Visa scandal in Poland: PiS down for the count?
A month before the parliamentary elections in Poland, a visa scandal is causing a stir. While in office, a deputy foreign minister at the Ministry of Foreign Affairs who has since been dismissed allegedly facilitated the granting of multiple-entry Schengen visas to unauthorised persons in exchange for money. Media reports talk of between several hundred and several hundred thousand such cases. Poland discusses whether the scandal will jeopardise the re-election of the anti-immigration PiS party.
Poland now truly an Eldorado for migrants
The scandal has exposed the hypocrisy of the PiS, which is campaigning using anti-immigration slogans, Newsweek Polska writes:
“While stoking fears of foreign violence and rape, the government has quietly - quite legally and yet illegally - allowed hundreds of thousands of immigrants into Poland. Let's face it: we have become an immigration El Dorado among Western countries, and the trade in Polish work permits and visas is booming. ... Poland leads the EU when it comes to granting first-time residence permits to foreigners - over 700,000 in 2022, including just over 150,000 for immigrants from outside Ukraine and Belarus.”

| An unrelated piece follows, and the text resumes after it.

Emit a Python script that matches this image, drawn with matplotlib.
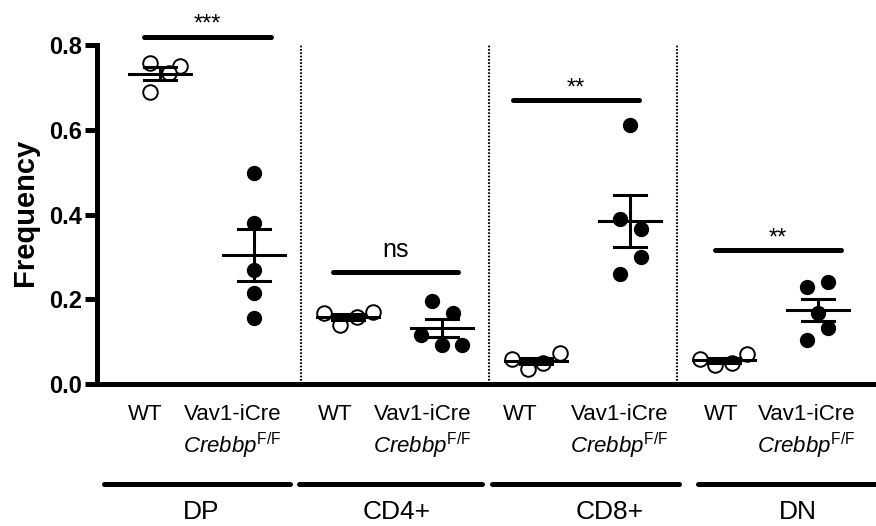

Tusk is no more believable
Interia says the PiS won't lose the elections over the scandal:
“Why won't there be a breakthrough? Yes, the PiS now seems a little more ambiguous in its warnings about a wave of immigration. But Tusk is also being forced to wear a different mask. Part of his intellectual and social base believes that turning a person away at Poland's borders is at least some kind of crime and certainly a violation of human rights. [The Tusk-supporting liberal electoral alliance] Koalicja Obywatelska, meanwhile, publishes videos in which it stirs up fear of people of colour, for which some of its own supporters have denounced Tusk. So will PiS voters see him as a credible herald of the threat?”